- **Task brief**: Below is a block of records: output all of them exactly and leave out the pictures.

- **Data for this exercise**:
————

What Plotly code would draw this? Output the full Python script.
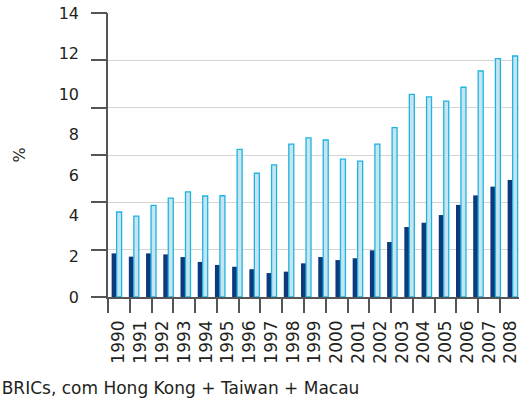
import plotly.graph_objects as go

# 24 bar slots (the bars are drawn on their own category axis)
periods = ["1", "2", "3", "4", "5", "6", "7", "8", "9", "10", "11", "12",
           "13", "14", "15", "16", "17", "18", "19", "20", "21", "22", "23", "24"]

# year tick labels shown under the chart
years = ["1990", "1991", "1992", "1993", "1994", "1995", "1996", "1997", "1998", "1999",
         "2000", "2001", "2002", "2003", "2004", "2005", "2006", "2007", "2008"]

dark_name = "BRICs"
light_name = "BRICs, com Hong Kong + Taiwan + Macau"

dark_values = [2.15, 1.99, 2.15, 2.10, 1.97, 1.73, 1.58, 1.49, 1.37, 1.18, 1.25, 1.66,
               1.97, 1.82, 1.91, 2.30, 2.71, 3.45, 3.66, 4.04, 4.54, 5.01, 5.44, 5.77]
light_values = [4.19, 3.99, 4.52, 4.87, 5.18, 4.98, 4.99, 7.28, 6.10, 6.51, 7.54, 7.84,
                7.74, 6.80, 6.70, 7.54, 8.35, 9.99, 9.87, 9.66, 10.34, 11.14, 11.75, 11.88]

AXIS = "#555555"
TEXT = "#231f20"

fig = go.Figure()
fig.add_trace(go.Bar(x=periods, y=dark_values, name=dark_name, legendrank=2,
                     legendgroup="dark",
                     marker=dict(color="#0c3a7d", line=dict(width=0)),
                     xaxis="x", yaxis="y"))
fig.add_trace(go.Bar(x=periods, y=light_values, name=light_name, legendrank=1,
                     legendgroup="light",
                     marker=dict(color="#c6e5f1", line=dict(color="#1fb4e0", width=1.3)),
                     xaxis="x", yaxis="y"))
# invisible helpers so the overlay axes are drawn
fig.add_trace(go.Scatter(x=years, y=[0] * len(years), xaxis="x2", yaxis="y",
                         mode="markers", marker=dict(opacity=0), showlegend=False,
                         hoverinfo="skip"))
fig.add_trace(go.Scatter(x=periods[:1], y=[0], xaxis="x", yaxis="y2",
                         mode="markers", marker=dict(opacity=0), showlegend=False,
                         hoverinfo="skip"))

fig.update_layout(
    width=519, height=400,
    margin=dict(l=108, r=0, t=13, b=103, autoexpand=False),
    plot_bgcolor="white", paper_bgcolor="white",
    barmode="group", bargap=0.42, bargroupgap=0,
    font=dict(family="DejaVu Sans", color=TEXT, size=16),
    showlegend=True,
    legend=dict(orientation="v", x=-0.356, xanchor="left", y=-0.257, yanchor="top",
                font=dict(size=17), bgcolor="rgba(0,0,0,0)", tracegroupgap=30),
    xaxis=dict(type="category", range=[-0.5, 23.37], showline=True, linecolor=AXIS,
               linewidth=1.5, ticks="", showticklabels=False, showgrid=False,
               zeroline=False),
    xaxis2=dict(type="category", overlaying="x", anchor="y", side="bottom",
                categoryorder="array", categoryarray=years,
                tickmode="array", tickvals=years, ticktext=years,
                range=[-0.5, 18.37], tickson="boundaries", ticks="outside",
                ticklen=15, tickwidth=1.5, tickcolor=AXIS, tickangle=-90,
                tickfont=dict(size=17), ticklabeloverflow="allow", ticklabelstandoff=19,
                showgrid=False, showline=False, zeroline=False),
    yaxis=dict(range=[0, 14], tick0=0, dtick=2, showline=True, linecolor=AXIS,
               linewidth=1.5, ticks="", showgrid=False, zeroline=False,
               tickfont=dict(size=16), ticklabelstandoff=24, ticklabeloverflow="allow",
               title=dict(text="%", standoff=29, font=dict(size=16)), automargin=True),
    yaxis2=dict(overlaying="y", anchor="x", side="left", range=[0, 12], tick0=0, dtick=2,
                showgrid=True, gridcolor="#d4d4d4", gridwidth=1.2, ticks="outside",
                ticklen=16, tickwidth=1.5, tickcolor=AXIS, showticklabels=False,
                zeroline=False, showline=False),
)

fig.write_html("out.html", config={"displayModeBar": False},
               post_script="document.body.style.margin = '0';")
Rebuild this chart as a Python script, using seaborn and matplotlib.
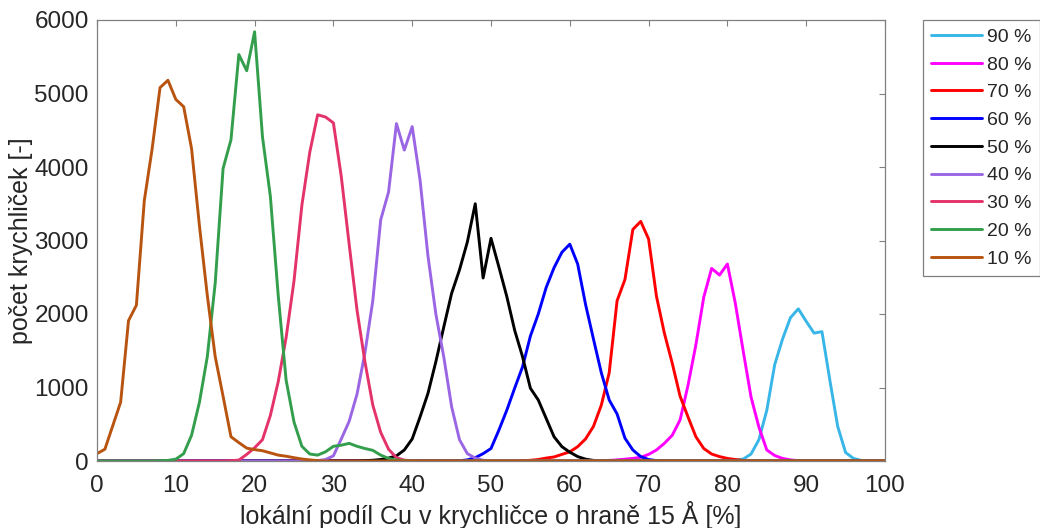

————

- **Final answer**:
What Plotly code would draw this? Output the full Python script.
import plotly.graph_objects as go

# 24 bar slots (the bars are drawn on their own category axis)
periods = ["1", "2", "3", "4", "5", "6", "7", "8", "9", "10", "11", "12",
           "13", "14", "15", "16", "17", "18", "19", "20", "21", "22", "23", "24"]

# year tick labels shown under the chart
years = ["1990", "1991", "1992", "1993", "1994", "1995", "1996", "1997", "1998", "1999",
         "2000", "2001", "2002", "2003", "2004", "2005", "2006", "2007", "2008"]

dark_name = "BRICs"
light_name = "BRICs, com Hong Kong + Taiwan + Macau"

dark_values = [2.15, 1.99, 2.15, 2.10, 1.97, 1.73, 1.58, 1.49, 1.37, 1.18, 1.25, 1.66,
               1.97, 1.82, 1.91, 2.30, 2.71, 3.45, 3.66, 4.04, 4.54, 5.01, 5.44, 5.77]
light_values = [4.19, 3.99, 4.52, 4.87, 5.18, 4.98, 4.99, 7.28, 6.10, 6.51, 7.54, 7.84,
                7.74, 6.80, 6.70, 7.54, 8.35, 9.99, 9.87, 9.66, 10.34, 11.14, 11.75, 11.88]

AXIS = "#555555"
TEXT = "#231f20"

fig = go.Figure()
fig.add_trace(go.Bar(x=periods, y=dark_values, name=dark_name, legendrank=2,
                     legendgroup="dark",
                     marker=dict(color="#0c3a7d", line=dict(width=0)),
                     xaxis="x", yaxis="y"))
fig.add_trace(go.Bar(x=periods, y=light_values, name=light_name, legendrank=1,
                     legendgroup="light",
                     marker=dict(color="#c6e5f1", line=dict(color="#1fb4e0", width=1.3)),
                     xaxis="x", yaxis="y"))
# invisible helpers so the overlay axes are drawn
fig.add_trace(go.Scatter(x=years, y=[0] * len(years), xaxis="x2", yaxis="y",
                         mode="markers", marker=dict(opacity=0), showlegend=False,
                         hoverinfo="skip"))
fig.add_trace(go.Scatter(x=periods[:1], y=[0], xaxis="x", yaxis="y2",
                         mode="markers", marker=dict(opacity=0), showlegend=False,
                         hoverinfo="skip"))

fig.update_layout(
    width=519, height=400,
    margin=dict(l=108, r=0, t=13, b=103, autoexpand=False),
    plot_bgcolor="white", paper_bgcolor="white",
    barmode="group", bargap=0.42, bargroupgap=0,
    font=dict(family="DejaVu Sans", color=TEXT, size=16),
    showlegend=True,
    legend=dict(orientation="v", x=-0.356, xanchor="left", y=-0.257, yanchor="top",
                font=dict(size=17), bgcolor="rgba(0,0,0,0)", tracegroupgap=30),
    xaxis=dict(type="category", range=[-0.5, 23.37], showline=True, linecolor=AXIS,
               linewidth=1.5, ticks="", showticklabels=False, showgrid=False,
               zeroline=False),
    xaxis2=dict(type="category", overlaying="x", anchor="y", side="bottom",
                categoryorder="array", categoryarray=years,
                tickmode="array", tickvals=years, ticktext=years,
                range=[-0.5, 18.37], tickson="boundaries", ticks="outside",
                ticklen=15, tickwidth=1.5, tickcolor=AXIS, tickangle=-90,
                tickfont=dict(size=17), ticklabeloverflow="allow", ticklabelstandoff=19,
                showgrid=False, showline=False, zeroline=False),
    yaxis=dict(range=[0, 14], tick0=0, dtick=2, showline=True, linecolor=AXIS,
               linewidth=1.5, ticks="", showgrid=False, zeroline=False,
               tickfont=dict(size=16), ticklabelstandoff=24, ticklabeloverflow="allow",
               title=dict(text="%", standoff=29, font=dict(size=16)), automargin=True),
    yaxis2=dict(overlaying="y", anchor="x", side="left", range=[0, 12], tick0=0, dtick=2,
                showgrid=True, gridcolor="#d4d4d4", gridwidth=1.2, ticks="outside",
                ticklen=16, tickwidth=1.5, tickcolor=AXIS, showticklabels=False,
                zeroline=False, showline=False),
)

fig.write_html("out.html", config={"displayModeBar": False},
               post_script="document.body.style.margin = '0';")
Rebuild this chart as a Python script, using seaborn and matplotlib.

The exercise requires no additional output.